If steep rate cuts are made, based on statistical formulae, rejecting classical economic principles (primarily the price specie mechanism described by David Hume), as in recent years, Sri Lanka may not be able to generate sufficient foreign exchange to settle debt, analysts have warned.
If rate cuts are enforced with open market operations – to maintain a single policy rate for example – actual forex shortages will also emerge, leading to exchange rate pressure and run downs of reserves as in the past and social unrest when the rupee depreciates.

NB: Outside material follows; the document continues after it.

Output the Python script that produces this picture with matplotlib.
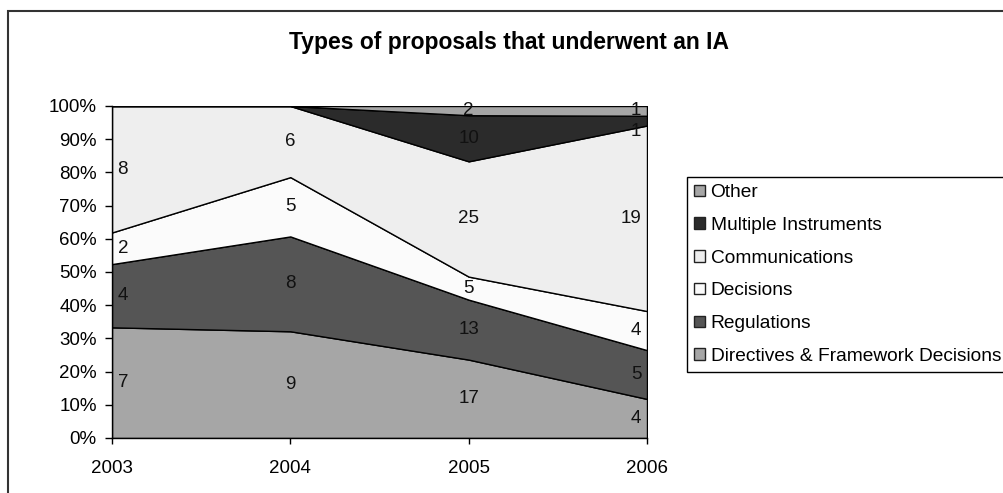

Countries with reserve collecting central banks that default without war, due to deliberate macro-economic policy that violates economics, tend to repeat the policy errors as seen in Latin American nations with non-credible pegs.
In Argentina the failure to roll-over Leliqs (a sterilization security of the BCRA) at a market rate leads to repeated currency crises and defaults regardless of what the fiscal metrics are.
Sri Lanka also has exchange controls, which by definition means the central bank’s operating framework is fundamentally flawed with inherent anchor conflicts, and has been so for many decades.
Though Sri Lanka could not have restructured debt without International Monetary Fund help, the peacetime currency crises also came in the wake of IMF technical support to calculate potential output (printing money to push up growth) and discretionary monetary policy in general (flexible) to generate high levels of inflation incompatible with maintaining external stability.
The latest technical advice has been on the controversial single policy rate, an operating framework that emerged in reserve currency floating central banks after the housing bubble involving excess liquidity (abundant or ample reserves as a temporary expedient to push up asset prices back up but has since become ‘normalized’) leading to uncontrolled inflation and budget troubles.
During the last currency crisis which ended in default the central bank imposed a classic ‘single policy rate’ involving a true floor rate by mandating ceiling rates on short term gilts.